### Task prompt
Write the data out again, character for character, with no images.
BEGIN
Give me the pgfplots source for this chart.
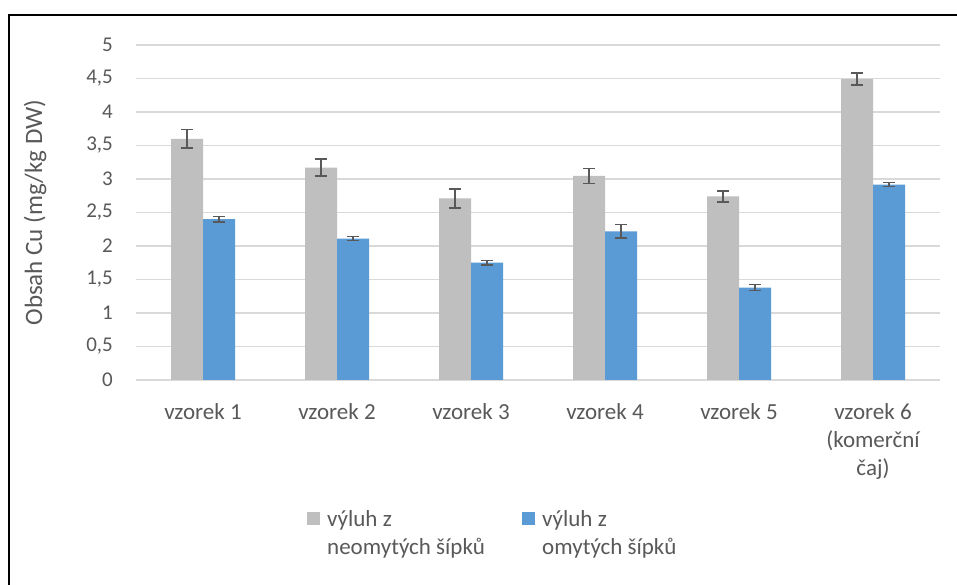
\documentclass[border=0pt]{standalone}
\usepackage{pgfplots}
\pgfplotsset{compat=1.18}
\usepackage{pgfplotstable}
\usepackage{fontspec}
\setmainfont{Carlito}
\definecolor{txt}{HTML}{595959}
\definecolor{grayb}{HTML}{BFBFBF}
\definecolor{blueb}{HTML}{5B9BD5}
\definecolor{gridc}{HTML}{D9D9D9}
\definecolor{errc}{HTML}{595959}

\pgfplotstableread{
x y e
0 3.60 0.14
1 3.17 0.125
2 2.71 0.14
3 3.045 0.11
4 2.74 0.08
5 4.49 0.09
}\neomyte
\pgfplotstableread{
x y e
0 2.40 0.04
1 2.11 0.03
2 1.75 0.03
3 2.22 0.10
4 1.38 0.045
5 2.915 0.03
}\omyte

\begin{document}
\begin{tikzpicture}
\useasboundingbox (0,0) rectangle (957pt,585pt);
\fill[white] (0,0) rectangle (957pt,585pt);
\draw[line width=2pt] (9pt,-2pt) -- (9pt,570pt) -- (960pt,570pt);
\begin{axis}[
  scale only axis, width=804pt, height=335pt,
  at={(136pt,205pt)}, anchor=south west,
  ybar=0pt, bar width=32pt,
  xmin=-0.5, xmax=5.5, ymin=0, ymax=5,
  xtick={0,1,2,3,4,5},
  xticklabels={vzorek 1, vzorek 2, vzorek 3, vzorek 4, vzorek 5, {vzorek 6\\(komerční\\čaj)}},
  ytick={0,0.5,1,1.5,2,2.5,3,3.5,4,4.5,5},
  axis line style={draw=none}, major tick length=0pt,
  ymajorgrids, grid style={gridc, line width=1.5pt},
  /pgf/number format/assume math mode=true,
  /pgf/number format/use comma,
  yticklabel style={/pgf/number format/fixed, text=txt, inner sep=0pt, anchor=east, xshift=-23pt,
    font=\fontsize{21}{24}\selectfont},
  xticklabel style={text=txt, inner sep=0pt, anchor=north, yshift=-23pt, align=center,
    font=\fontsize{23}{28}\selectfont},
  ylabel={Obsah Cu (mg/kg DW)},
  ylabel style={at={(axis description cs:-0.1256,0.5)}, anchor=center, text=txt,
    font=\fontsize{25}{28}\selectfont},
  legend columns=2,
  legend style={at={(axis description cs:0.2127,-0.39)}, anchor=north west, draw=none, fill=none,
    inner sep=0pt, column sep=7pt,
    nodes={inner sep=0pt, text=txt, font=\fontsize{23}{28}\selectfont}},
  legend image code/.code={\fill[#1,draw=none] (0pt,-5pt) rectangle (13pt,8pt);},
  error bars/y dir=both, error bars/y explicit,
  error bars/error bar style={errc, line width=1.5pt},
  error bars/error mark options={errc, rotate=90, line width=1.5pt, mark size=6pt},
]
\addplot[fill=grayb, draw=none] table[x=x, y=y, y error=e] {\neomyte};
\addlegendentry{\parbox[t]{188pt}{výluh z\\neomytých šípků}}
\addplot[fill=blueb, draw=none] table[x=x, y=y, y error=e] {\omyte};
\addlegendentry{\parbox[t]{188pt}{výluh z\\omytých šípků}}
\end{axis}
\end{tikzpicture}
\end{document}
END
### Response to the task
Give me the pgfplots source for this chart.
\documentclass[border=0pt]{standalone}
\usepackage{pgfplots}
\pgfplotsset{compat=1.18}
\usepackage{pgfplotstable}
\usepackage{fontspec}
\setmainfont{Carlito}
\definecolor{txt}{HTML}{595959}
\definecolor{grayb}{HTML}{BFBFBF}
\definecolor{blueb}{HTML}{5B9BD5}
\definecolor{gridc}{HTML}{D9D9D9}
\definecolor{errc}{HTML}{595959}

\pgfplotstableread{
x y e
0 3.60 0.14
1 3.17 0.125
2 2.71 0.14
3 3.045 0.11
4 2.74 0.08
5 4.49 0.09
}\neomyte
\pgfplotstableread{
x y e
0 2.40 0.04
1 2.11 0.03
2 1.75 0.03
3 2.22 0.10
4 1.38 0.045
5 2.915 0.03
}\omyte

\begin{document}
\begin{tikzpicture}
\useasboundingbox (0,0) rectangle (957pt,585pt);
\fill[white] (0,0) rectangle (957pt,585pt);
\draw[line width=2pt] (9pt,-2pt) -- (9pt,570pt) -- (960pt,570pt);
\begin{axis}[
  scale only axis, width=804pt, height=335pt,
  at={(136pt,205pt)}, anchor=south west,
  ybar=0pt, bar width=32pt,
  xmin=-0.5, xmax=5.5, ymin=0, ymax=5,
  xtick={0,1,2,3,4,5},
  xticklabels={vzorek 1, vzorek 2, vzorek 3, vzorek 4, vzorek 5, {vzorek 6\\(komerční\\čaj)}},
  ytick={0,0.5,1,1.5,2,2.5,3,3.5,4,4.5,5},
  axis line style={draw=none}, major tick length=0pt,
  ymajorgrids, grid style={gridc, line width=1.5pt},
  /pgf/number format/assume math mode=true,
  /pgf/number format/use comma,
  yticklabel style={/pgf/number format/fixed, text=txt, inner sep=0pt, anchor=east, xshift=-23pt,
    font=\fontsize{21}{24}\selectfont},
  xticklabel style={text=txt, inner sep=0pt, anchor=north, yshift=-23pt, align=center,
    font=\fontsize{23}{28}\selectfont},
  ylabel={Obsah Cu (mg/kg DW)},
  ylabel style={at={(axis description cs:-0.1256,0.5)}, anchor=center, text=txt,
    font=\fontsize{25}{28}\selectfont},
  legend columns=2,
  legend style={at={(axis description cs:0.2127,-0.39)}, anchor=north west, draw=none, fill=none,
    inner sep=0pt, column sep=7pt,
    nodes={inner sep=0pt, text=txt, font=\fontsize{23}{28}\selectfont}},
  legend image code/.code={\fill[#1,draw=none] (0pt,-5pt) rectangle (13pt,8pt);},
  error bars/y dir=both, error bars/y explicit,
  error bars/error bar style={errc, line width=1.5pt},
  error bars/error mark options={errc, rotate=90, line width=1.5pt, mark size=6pt},
]
\addplot[fill=grayb, draw=none] table[x=x, y=y, y error=e] {\neomyte};
\addlegendentry{\parbox[t]{188pt}{výluh z\\neomytých šípků}}
\addplot[fill=blueb, draw=none] table[x=x, y=y, y error=e] {\omyte};
\addlegendentry{\parbox[t]{188pt}{výluh z\\omytých šípků}}
\end{axis}
\end{tikzpicture}
\end{document}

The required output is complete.